Fun Thanksgiving Facts!

by Diligent Delivery Systems on November 21, 2011

                                                     In the United States

In the United States, the modern Thanksgiving holiday tradition traces its origins to a 1621 celebration at Plymouth in present-day Massachusetts. There is also evidence for an earlier harvest celebration on the continent by Spanish explorers in Florida during 1565, as well as thanksgiving feasts in the Virginia Colony. The initial thanksgiving observance at Virginia in 1619 was prompted by the colonists’ leaders on the anniversary of the settlement.The 1621 Plymouth feast and thanksgiving was prompted by a good harvest. In later years, the tradition was continued by civil leaders such as Governor Bradford who planned a thanksgiving celebration and fast in 1623. While initially, the Plymouth colony did not have enough food to feed half of the 102 colonists, the Wampanoag Native Americans helped the Pilgrims by providing seeds and teaching them to fish. The practice of holding an annual harvest festival like this did not become a regular affair in New England until the late 1660s.

According to historian Jeremy Bangs, director of the Leiden American Pilgrim Museum, the Pilgrims may have been influenced by watching the annual services of Thanksgiving for the relief of the siege of Leiden in 1574, while they were staying in Leiden.

Contending origins

The claim of where the first Thanksgiving was held in the United States, and even the Americas has often been a subject of debate. Author and teacher Robyn Gioia and Michael Gannon, of the University of Florida, have argued that the earliest attested “Thanksgiving” celebration in what is now the United States was celebrated by the Spanish on September 8, 1565, in what is now Saint Augustine, Florida.

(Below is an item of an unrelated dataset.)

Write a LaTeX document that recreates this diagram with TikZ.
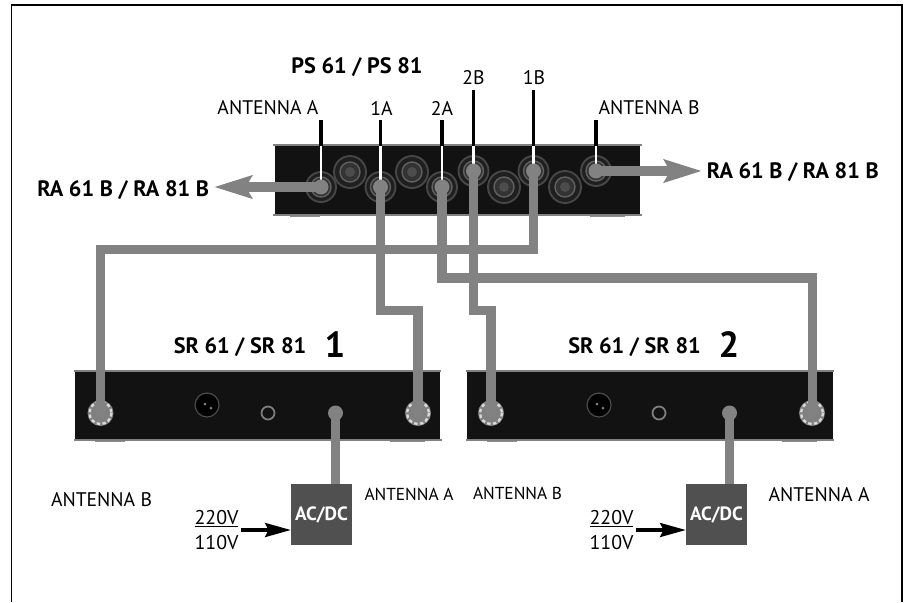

Similarly, many historians point out that the first thanksgiving celebration in the United States was held in Virginia, and not in Plymouth. Thanksgiving services were routine in what was to become the Commonwealth of Virginia as early as 1607.A day of Thanksgiving was codified in the founding charter of Berkeley Hundred in Charles City County, Virginia in 1619.

  • The pilgrims arrived in North America in December 1620.
  • They celebrated the first Thanksgiving Day in the fall of 1621. 
  • The Pilgrim leader, Governor William Bradford, had organized the first Thanksgiving feast in the year 1621 and invited the neighboring Wampanoag Indians also to the feast.
  • The state of New York officially made Thanksgiving Day an annual custom in 1817.
  • Congress passed an official proclamation in 1941 and declared that now onwards Thanksgiving will be observed as a legal holiday on the fourth Thursday of November every year. 
  •  Benjamin Franklin wanted the turkey to be the national bird of the United States. But it was Thomas Jefferson who opposed him. It is believed that Franklin then named the male turkey as ‘tom’ to spite Jefferson.
  • The annual Macy’s Thanksgiving Day Parade tradition began in the 1920′s.
  • Californians are the largest consumers of turkey in the United States. 

   

 

 

 

  • 7.8 million: The value of U.S. imports of live turkeys from January through July of 2011 — 99.7 percent from Canada.
  • 750 million pounds: The forecast for U.S. cranberry production in 2011. Wisconsin is expected to lead all states in the production of cranberries, with 430 million pounds.
  • 248 million: The number of turkeys expected to be raised in the United States in 2011. That’s up 2 percent from the number raised during 2010.
  • 2.01 billion bushels: The total volume of wheat – the essential ingredient of bread, rolls and pie crust – produced in the United States in 2011.